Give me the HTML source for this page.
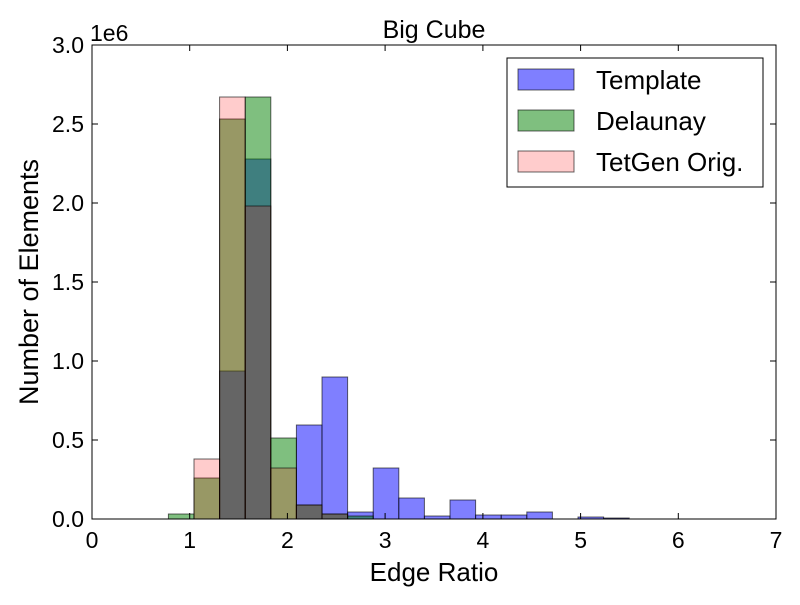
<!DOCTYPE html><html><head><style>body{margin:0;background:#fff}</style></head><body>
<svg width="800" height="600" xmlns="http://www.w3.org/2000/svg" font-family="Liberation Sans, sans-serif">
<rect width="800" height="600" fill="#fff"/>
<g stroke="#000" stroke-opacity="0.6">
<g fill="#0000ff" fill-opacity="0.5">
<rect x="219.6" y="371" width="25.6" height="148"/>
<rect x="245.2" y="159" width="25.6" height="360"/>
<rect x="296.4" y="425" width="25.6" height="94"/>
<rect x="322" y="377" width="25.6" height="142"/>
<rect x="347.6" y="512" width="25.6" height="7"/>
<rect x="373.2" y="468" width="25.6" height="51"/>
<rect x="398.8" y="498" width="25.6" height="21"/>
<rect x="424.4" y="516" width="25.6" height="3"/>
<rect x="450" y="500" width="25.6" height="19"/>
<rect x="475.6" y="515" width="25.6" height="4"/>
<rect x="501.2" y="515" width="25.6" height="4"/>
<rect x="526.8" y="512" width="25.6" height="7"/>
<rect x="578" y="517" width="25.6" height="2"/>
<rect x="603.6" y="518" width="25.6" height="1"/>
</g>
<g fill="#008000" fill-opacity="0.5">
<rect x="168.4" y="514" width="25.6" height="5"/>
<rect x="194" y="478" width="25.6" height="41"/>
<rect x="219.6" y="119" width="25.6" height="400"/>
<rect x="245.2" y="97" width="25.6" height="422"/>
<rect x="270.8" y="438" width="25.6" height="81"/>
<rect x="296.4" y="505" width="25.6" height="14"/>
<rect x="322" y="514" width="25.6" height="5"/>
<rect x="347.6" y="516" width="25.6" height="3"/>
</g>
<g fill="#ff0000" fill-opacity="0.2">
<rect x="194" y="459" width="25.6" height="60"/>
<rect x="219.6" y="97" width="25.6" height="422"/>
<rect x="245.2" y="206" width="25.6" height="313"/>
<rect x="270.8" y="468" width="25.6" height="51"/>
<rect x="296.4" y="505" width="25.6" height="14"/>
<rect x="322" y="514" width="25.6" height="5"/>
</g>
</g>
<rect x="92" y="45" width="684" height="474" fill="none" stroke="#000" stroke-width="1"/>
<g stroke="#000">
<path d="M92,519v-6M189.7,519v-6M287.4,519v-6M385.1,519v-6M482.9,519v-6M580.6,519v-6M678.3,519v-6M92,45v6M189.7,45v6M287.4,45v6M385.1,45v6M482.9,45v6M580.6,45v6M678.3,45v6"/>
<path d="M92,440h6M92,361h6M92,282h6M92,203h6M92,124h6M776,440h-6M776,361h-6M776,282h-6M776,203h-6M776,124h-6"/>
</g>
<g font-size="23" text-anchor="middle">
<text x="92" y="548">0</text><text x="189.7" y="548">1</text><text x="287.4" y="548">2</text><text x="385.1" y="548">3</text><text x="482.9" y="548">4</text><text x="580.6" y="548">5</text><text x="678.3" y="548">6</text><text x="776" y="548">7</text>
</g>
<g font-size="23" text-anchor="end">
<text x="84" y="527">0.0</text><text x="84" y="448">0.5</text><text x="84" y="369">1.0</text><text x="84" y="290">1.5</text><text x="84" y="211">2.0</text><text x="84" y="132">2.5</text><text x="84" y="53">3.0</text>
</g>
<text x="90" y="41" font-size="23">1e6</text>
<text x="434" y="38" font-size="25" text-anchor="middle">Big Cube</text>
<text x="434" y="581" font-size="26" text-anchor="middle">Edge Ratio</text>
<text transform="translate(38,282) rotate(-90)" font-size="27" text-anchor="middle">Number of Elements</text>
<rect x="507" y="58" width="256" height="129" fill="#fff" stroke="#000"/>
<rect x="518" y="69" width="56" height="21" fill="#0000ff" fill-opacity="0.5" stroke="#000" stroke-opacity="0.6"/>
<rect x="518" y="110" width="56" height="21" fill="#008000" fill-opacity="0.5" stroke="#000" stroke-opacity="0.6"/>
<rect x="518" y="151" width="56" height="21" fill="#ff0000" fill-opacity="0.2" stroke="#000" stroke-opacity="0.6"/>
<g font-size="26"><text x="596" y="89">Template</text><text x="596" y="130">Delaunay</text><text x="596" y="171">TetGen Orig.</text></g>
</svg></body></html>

## STATED PROBLEM
Copy out all of the material exactly as written, without its pictures.

## RESPONSE BELOW
Give me the HTML source for this page.
<!DOCTYPE html><html><head><style>body{margin:0;background:#fff}</style></head><body>
<svg width="800" height="600" xmlns="http://www.w3.org/2000/svg" font-family="Liberation Sans, sans-serif">
<rect width="800" height="600" fill="#fff"/>
<g stroke="#000" stroke-opacity="0.6">
<g fill="#0000ff" fill-opacity="0.5">
<rect x="219.6" y="371" width="25.6" height="148"/>
<rect x="245.2" y="159" width="25.6" height="360"/>
<rect x="296.4" y="425" width="25.6" height="94"/>
<rect x="322" y="377" width="25.6" height="142"/>
<rect x="347.6" y="512" width="25.6" height="7"/>
<rect x="373.2" y="468" width="25.6" height="51"/>
<rect x="398.8" y="498" width="25.6" height="21"/>
<rect x="424.4" y="516" width="25.6" height="3"/>
<rect x="450" y="500" width="25.6" height="19"/>
<rect x="475.6" y="515" width="25.6" height="4"/>
<rect x="501.2" y="515" width="25.6" height="4"/>
<rect x="526.8" y="512" width="25.6" height="7"/>
<rect x="578" y="517" width="25.6" height="2"/>
<rect x="603.6" y="518" width="25.6" height="1"/>
</g>
<g fill="#008000" fill-opacity="0.5">
<rect x="168.4" y="514" width="25.6" height="5"/>
<rect x="194" y="478" width="25.6" height="41"/>
<rect x="219.6" y="119" width="25.6" height="400"/>
<rect x="245.2" y="97" width="25.6" height="422"/>
<rect x="270.8" y="438" width="25.6" height="81"/>
<rect x="296.4" y="505" width="25.6" height="14"/>
<rect x="322" y="514" width="25.6" height="5"/>
<rect x="347.6" y="516" width="25.6" height="3"/>
</g>
<g fill="#ff0000" fill-opacity="0.2">
<rect x="194" y="459" width="25.6" height="60"/>
<rect x="219.6" y="97" width="25.6" height="422"/>
<rect x="245.2" y="206" width="25.6" height="313"/>
<rect x="270.8" y="468" width="25.6" height="51"/>
<rect x="296.4" y="505" width="25.6" height="14"/>
<rect x="322" y="514" width="25.6" height="5"/>
</g>
</g>
<rect x="92" y="45" width="684" height="474" fill="none" stroke="#000" stroke-width="1"/>
<g stroke="#000">
<path d="M92,519v-6M189.7,519v-6M287.4,519v-6M385.1,519v-6M482.9,519v-6M580.6,519v-6M678.3,519v-6M92,45v6M189.7,45v6M287.4,45v6M385.1,45v6M482.9,45v6M580.6,45v6M678.3,45v6"/>
<path d="M92,440h6M92,361h6M92,282h6M92,203h6M92,124h6M776,440h-6M776,361h-6M776,282h-6M776,203h-6M776,124h-6"/>
</g>
<g font-size="23" text-anchor="middle">
<text x="92" y="548">0</text><text x="189.7" y="548">1</text><text x="287.4" y="548">2</text><text x="385.1" y="548">3</text><text x="482.9" y="548">4</text><text x="580.6" y="548">5</text><text x="678.3" y="548">6</text><text x="776" y="548">7</text>
</g>
<g font-size="23" text-anchor="end">
<text x="84" y="527">0.0</text><text x="84" y="448">0.5</text><text x="84" y="369">1.0</text><text x="84" y="290">1.5</text><text x="84" y="211">2.0</text><text x="84" y="132">2.5</text><text x="84" y="53">3.0</text>
</g>
<text x="90" y="41" font-size="23">1e6</text>
<text x="434" y="38" font-size="25" text-anchor="middle">Big Cube</text>
<text x="434" y="581" font-size="26" text-anchor="middle">Edge Ratio</text>
<text transform="translate(38,282) rotate(-90)" font-size="27" text-anchor="middle">Number of Elements</text>
<rect x="507" y="58" width="256" height="129" fill="#fff" stroke="#000"/>
<rect x="518" y="69" width="56" height="21" fill="#0000ff" fill-opacity="0.5" stroke="#000" stroke-opacity="0.6"/>
<rect x="518" y="110" width="56" height="21" fill="#008000" fill-opacity="0.5" stroke="#000" stroke-opacity="0.6"/>
<rect x="518" y="151" width="56" height="21" fill="#ff0000" fill-opacity="0.2" stroke="#000" stroke-opacity="0.6"/>
<g font-size="26"><text x="596" y="89">Template</text><text x="596" y="130">Delaunay</text><text x="596" y="171">TetGen Orig.</text></g>
</svg></body></html>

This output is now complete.